LIME not generally used, Mr. Nevill has a kiln that draws 16 barrels a day. Burns with culm, at 2s. 8d. a barrel. Pays for quarrying, 2d. and burning, id. The lime costs him, at the kiln, 10d. a barrel. Lime-stone gravel more used, which lasts seven years, and on some soils longer: twelve loads on a square perch may be done for £3 an acre. Tillage is done with both horses and oxen, and which is extraordinary, the latter are used by common farmers as well as gentlemen. Six oxen or six horses in summer to a plough, or four in winter, do about half an acre a day. In the cross ploughing, which is the second, they go nine inches deep, at the other times shallower, price per acre, with a harrowing, 10s. 6d. They do not begin to mow their hay till july, get it into the large field cock in about a fortnight, which they leave out three or four weeks longer; a medium crop 12 loads an acre, at the average price of 5s. 6d. It is generally a corn country, yet are there some graziers that buy in bullocks, but more cows. Also some dairies that fatten veal for Dublin, by which they make £3 or £4 a cow; seeding them in winter when dry on straw, some on hay. They are let out to dairymen at £4 a cow. The price of milch cows, in may, £5 to £7. One acre and half will summer seed one, and half an acre of hay for winter. The sheep kept are generally ewe flocks for fattening, for Dublin market. Buy in at Ballinasloe, at 10s. to 15s. Sell the lamb in june or july at 8s. to 14s. and the ewe in november, at the same price they gave, keep them chiefly on clover. No folding. Medium price of wool, for 10 years past, 16s. they clip three to a stone. They are not at all subject to the rot. A great many hogs bred; keep them for fattening on potatoes; some are finished with offal corn and pease; in summer they seed them on clover. Mark this! one would think from more than one circumstance, that a good farmer in England was speaking.

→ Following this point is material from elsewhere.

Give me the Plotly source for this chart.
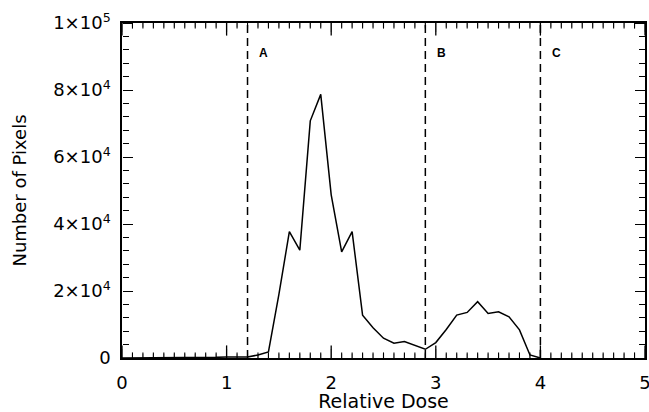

IN hiring and stocking a farm of 200 acres, a man ought to employ £500 but some of them will do it with £200 Stock for 200 acres to have 100 acres corn, and fallow every year.

Twenty horses at £6 and ten bullocks at £5 170 0 0
Six cows at £5 300 0 0
Two sows 2 10 0
Six ploughs at 13s. 3 18 0
Three setts of geers 3 0 0
Six Cars at 25s. 7 10 0
Sundry tools, &c. 10 0 0
Seed 40 acres wheat 40 0 0      
  20 oats 13 0 0      
  4 barley 2 0 0      
  1 potatoes 2 10 0      
  10 clover 5 0 0      
  62 10 0
For labour he will have three cottars for
ploughing, &c. paid by land; for other
work allow
40 0 0
County cess, 4d. an acre 3 10 0
Tythe, 40 wheat, 6s. 12 0 0      
  20 oats 4s. 4 0 0      
  4 barley 6s. 1 4 0      
  10 hay 4s. 2 0 0      
  19 4 0
£ 352 2 0

IN respect of labour, every farmer has as many cottars as ploughs, whom they pay with a cabbin, and, one acre of potatoes, reckoned at 30s. and a cow kept through the year 30s. more. Every cabbin has one or more cows, a pig, and some poultry. Their circumstances just the same as 20 years ago. Their food potatoes and milk for nine months of the year; the other three wheat bread, and as much butter as the cow gives. They like the potatoe fare best. Some have herrings; and others 6s. to 10s. worth of beef at christmas. Sell their poultry; but many of them eat their pigs. The sale of the fowls buys a few pounds of flax for spinning, most of them having some of that employment, They are not much given to thieving, except bushes and furze, which is all they have for fuel, there being no bog nearer than that of Allen. They bring turf eight and ten miles, the price 8d. a kish of three feet and a half, by three and five long, and 1s. 2d more carriage-. A kish will last one common fire five days.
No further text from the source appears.